Today two of my daughters gave me a perfect illustration for the last post, the one about words, and our need for meaning. One was being rather obnoxious and talking in nonsense words. "Schlreg mehug nopan, so ranis gelush," and so on. It ran on rather long. Got on my nerves a bit, but what interested me was her younger sister's reaction. She put her hands over her ears and started howling, "Stop it! Stop it! Stop it!"
Nothing out of the ordinary here, for our house. Perhaps not that odd for your house either. But it intruiged me because I was already thinking about the subject of meaning.
Now Hope does not react this way when her sisters and I speak in Spanish, nor when the older two girls speak in French.
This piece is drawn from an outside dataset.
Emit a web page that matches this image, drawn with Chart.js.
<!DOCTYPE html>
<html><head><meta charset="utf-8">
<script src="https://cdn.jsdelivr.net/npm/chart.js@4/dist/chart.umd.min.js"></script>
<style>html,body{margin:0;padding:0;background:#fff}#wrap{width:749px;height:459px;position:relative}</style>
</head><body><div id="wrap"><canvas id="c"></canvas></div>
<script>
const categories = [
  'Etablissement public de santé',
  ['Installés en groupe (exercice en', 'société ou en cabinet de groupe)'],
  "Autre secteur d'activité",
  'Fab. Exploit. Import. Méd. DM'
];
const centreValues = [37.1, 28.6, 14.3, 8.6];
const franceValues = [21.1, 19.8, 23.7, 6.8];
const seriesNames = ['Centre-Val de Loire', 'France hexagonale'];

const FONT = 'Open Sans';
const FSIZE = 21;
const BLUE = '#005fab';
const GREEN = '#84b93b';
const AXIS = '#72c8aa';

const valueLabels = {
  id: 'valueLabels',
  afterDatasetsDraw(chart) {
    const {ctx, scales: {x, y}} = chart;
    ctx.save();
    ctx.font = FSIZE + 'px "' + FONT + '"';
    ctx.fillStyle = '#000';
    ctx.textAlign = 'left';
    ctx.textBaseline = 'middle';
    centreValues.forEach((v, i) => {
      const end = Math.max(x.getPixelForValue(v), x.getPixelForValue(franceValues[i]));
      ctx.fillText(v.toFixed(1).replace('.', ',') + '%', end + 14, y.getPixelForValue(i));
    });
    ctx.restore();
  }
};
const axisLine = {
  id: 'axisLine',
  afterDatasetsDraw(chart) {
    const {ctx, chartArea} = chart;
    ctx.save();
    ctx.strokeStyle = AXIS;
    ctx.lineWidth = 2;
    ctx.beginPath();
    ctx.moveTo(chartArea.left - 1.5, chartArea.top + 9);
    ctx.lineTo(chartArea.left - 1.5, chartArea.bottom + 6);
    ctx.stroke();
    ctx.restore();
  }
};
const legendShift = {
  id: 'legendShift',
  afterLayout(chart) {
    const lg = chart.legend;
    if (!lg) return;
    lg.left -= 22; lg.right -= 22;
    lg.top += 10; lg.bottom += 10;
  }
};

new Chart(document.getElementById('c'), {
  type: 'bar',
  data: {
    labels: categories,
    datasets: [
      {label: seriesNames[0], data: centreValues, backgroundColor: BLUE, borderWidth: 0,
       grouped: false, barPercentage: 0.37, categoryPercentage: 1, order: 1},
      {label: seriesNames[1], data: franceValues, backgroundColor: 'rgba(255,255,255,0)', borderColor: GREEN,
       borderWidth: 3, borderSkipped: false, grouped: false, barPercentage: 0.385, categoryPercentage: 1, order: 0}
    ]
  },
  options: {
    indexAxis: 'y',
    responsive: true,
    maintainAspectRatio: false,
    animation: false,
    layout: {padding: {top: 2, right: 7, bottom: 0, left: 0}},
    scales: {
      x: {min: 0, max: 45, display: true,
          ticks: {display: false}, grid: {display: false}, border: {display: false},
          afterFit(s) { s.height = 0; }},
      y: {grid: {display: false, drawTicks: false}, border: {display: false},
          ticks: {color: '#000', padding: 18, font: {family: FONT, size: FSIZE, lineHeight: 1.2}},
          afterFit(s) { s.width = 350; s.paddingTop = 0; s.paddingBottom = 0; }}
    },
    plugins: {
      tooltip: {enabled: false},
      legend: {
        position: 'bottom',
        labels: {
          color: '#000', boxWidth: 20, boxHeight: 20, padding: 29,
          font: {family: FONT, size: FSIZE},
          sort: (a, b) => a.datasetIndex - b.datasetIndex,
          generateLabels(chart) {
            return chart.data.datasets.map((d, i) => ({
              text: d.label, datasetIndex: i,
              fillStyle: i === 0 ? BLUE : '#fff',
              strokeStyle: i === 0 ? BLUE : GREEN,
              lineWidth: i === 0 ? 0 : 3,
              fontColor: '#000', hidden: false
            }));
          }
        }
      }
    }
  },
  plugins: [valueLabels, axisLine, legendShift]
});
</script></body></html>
Instead she listens intently and always asks what we were saying, what it means. She then repeats it all to herself. She also does this with our many international friends who regularly speak Korean, Mandarin, Turkish and many other languages around her.
But she recongnizes when there is meaning in words and when there isn't, whether she understands them or not. When she has a sense that there is meaning she is attentive. When she can tell there is no meaning, but just nonsense, she is almost frantic in her desire to be away from it.
Don't we all have this inate desire for meaning? Isn't this part of what makes us turn off certain television shows and what brings us back again and again to the great writings, especially the Bible? The one seems intollerably shallow and the other reveals to us new depths of meaning every time we immerse ourselves in it.